Our political candidates and commentators bring up Syria quite often. And with reason. The nation is embroiled in conflict–a very, very complicated conflict. What on earth is going on over there? Should we be over there? Well, like most things, it’s rooted in history–in this case, a history often overlooked and/or not understood by westerners. I get into the history first, and this will all help to make the current situation there make much more sense, and maybe offer some clarity to you all that our political “elites” really need to understand.

Yes, we know there is a large Islamic caliphate and terrorist organization known as ISIS. We know there is a massive emigration and refugee movement from war-torn regions. We understand that there is a leader in Syria who these same elites claim must be transitioned out of power. We know that the U.S. has been involved in Middle East affairs for at least a decade and a half (we’ve been involved much longer, but many of my own generation are not aware of this).ht_isis_parade_libya_06_jc_150219_4x3_992

I’m going to take this particular blog, and a few afterward, to bring clarity to the current situation in particularly Syria and more broadly the Middle East. Specifically, I hope to do so by shedding light on important history regarding the formation of the modern Middle East and then details on the intricate labyrinth and nebulous nature of the current and numerous interests all operating specifically in Syria.

Truly, it’s something of a madhouse. For a glimpse, consider that at this moment…

  • The U.S. supports Sunni rebel groups in Syria while supporting Shi’ite forces in Iraq
  • The U.S. supports Kurdish forces in Northern Iraq, as well as Al-Qaeda affiliated groups in Syria, who both fight each other and who both fight against Bashar al-Assad, the Syrian dictator
  • The U.S. is targeting the Islamic State of Iraq and Syria (ISIS), which Russia is also doing, and at the same time opposed to Russia’s support of Assad
  • The U.S. is opposed to the Badr Brigade in Syria, the same group that served as a primary ally in the Iraq War.
  • The Kurds, a current key U.S. ally, have a branch operating against Erdogan, the dictator of Turkey, another U.S. ally in the Middle East.

And I am only brainstorming a little bit of what could be the full enumeration…

I’ll get to all that!

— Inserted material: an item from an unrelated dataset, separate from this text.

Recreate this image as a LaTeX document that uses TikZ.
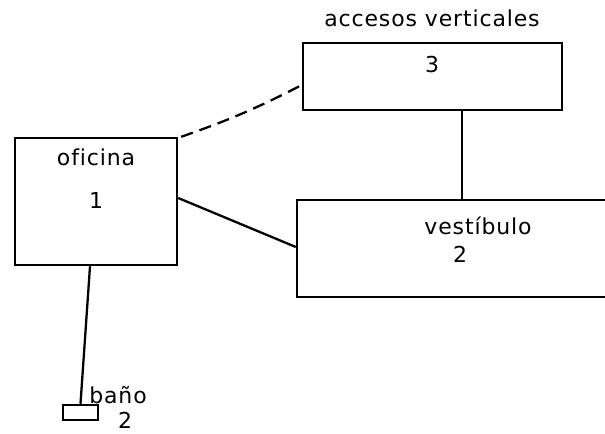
\documentclass[tikz,border=0pt]{standalone}
\usepackage{fontspec}
\setmainfont[Ligatures=NoCommon,LetterSpace=4]{DejaVu Sans}
\usetikzlibrary{calc}

\begin{document}
\begin{tikzpicture}[x=0.02cm,y=-0.02cm,line width=1.3pt,
  room/.style={draw,line width=1.4pt,inner sep=0pt},
  lbl/.style={font=\fontsize{12.5}{14}\selectfont,inner sep=0pt}]
% page in pixel units, y downward
\clip (0,0) rectangle (605,433);
\node[room,minimum width=3.24cm,minimum height=2.54cm] (oficina) at (96,201.5) {};
\node[room,minimum width=5.18cm,minimum height=1.34cm] (accesos) at (432.5,76.5) {};
\node[room,minimum width=6.36cm,minimum height=1.94cm] (vestibulo) at (456,248.5) {};
\node[room,minimum width=0.7cm,minimum height=0.3cm] (bano) at (80.5,412.5) {};
\node[lbl] (oficinaT) at (96,157) {oficina};
\node[lbl] (oficinaN) at (96,200) {1};
\node[lbl] (accesosT) at (432,18) {accesos verticales};
\node[lbl] (accesosN) at (432,65) {3};
\node[lbl] (vestibuloT) at (478,226) {vestíbulo};
\node[lbl] (vestibuloN) at (460,254) {2};
\node[lbl] (banoT) at (118,395) {baño};
\node[lbl] (banoN) at (125,420) {2};
% connectors
\draw[dash pattern=on 7pt off 4pt] ([xshift=0.06cm]oficina.north east) to[bend right=4] ([yshift=-0.17cm]accesos.west);
\draw ([yshift=0.07cm]oficina.east) -- ([yshift=0.03cm]vestibulo.west);
\draw ([xshift=0.59cm]accesos.south) -- ([xshift=0.59cm]accesos.south |- vestibulo.north);
\draw ([xshift=-0.12cm]oficina.south) -- (bano.north);
\end{tikzpicture}
\end{document}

But first, how did the modern Middle East develop as it did? Many westerners are offered a vague, watered-down fly-over version of Middle Eastern history that amounts to something like, “There was a Roman Empire and then the Eastern Roman Empire, then there were Muslims, then a few Crusades and the evil Europeans tried to take over Palestine, and then mysteriously we have modern European nations that are ruled by evil dictators (in some countries) who need to be replaced by benevolent American and European foreign policy experts.”

The full picture gets as omitted from historical lessons as Kansas does by national Democratic candidates. And granted, that may in part be due to its complexity.

Now, while the importance of understanding the longer-range history of the Middle East merits its own study, I am only going back to the late Ottoman Empire (in this post) and afterward (in the upcoming posts), as the politics following the end of the Ottoman Empire are the most pertinent in understanding the present in places like Syria and Iraq. Ask many an American what the Ottoman Empire is, and you’ll get the same look you might by asking them to interpret the Star-Spangled Banner in Chinese.


The empire saw steady decline from its height in the 16th and 17th Centuries until the beginning of the 20th Century, by which point, on the eve of World War I, it was known as the “sick man of Europe.” A “last minute” attempt in 1908-1914 to secularize and industrialize Turkey (the heart of the empire) was too little, too late; in the end, a decision to enter the war on the side of the Germans and Austria-Hungarians secured their ultimate end. This landed the empire in the hands of the British and French victors, who, as we’ll see shortly, got to do what I consider to be a favorite activity of theirs: drawing lines on maps and calling them borders. (Forgive my oversimplification here; I will hope to offer some clarity to this point in the next post.)

The whole purpose of my commentary on this background is important to understanding the current Middle Eastern situation. Under the Ottoman Empire, for the greater part of its rule in the latter years, the Sultan and his government in Istanbul allowed for broad decentralized power. What this meant was that, outside of Turkey itself, the lands under Ottoman territory were somewhat lightly regulated by Istanbul, despite mandates that the peoples of the empire uphold Shari’a—Islamic—Law. Regions within the entirety of the empire were required to pay their taxes to Istanbul, but there was little to no extensive military or bureaucratic web able to secure any strict code of law across the entirety of the mostly-desert empire.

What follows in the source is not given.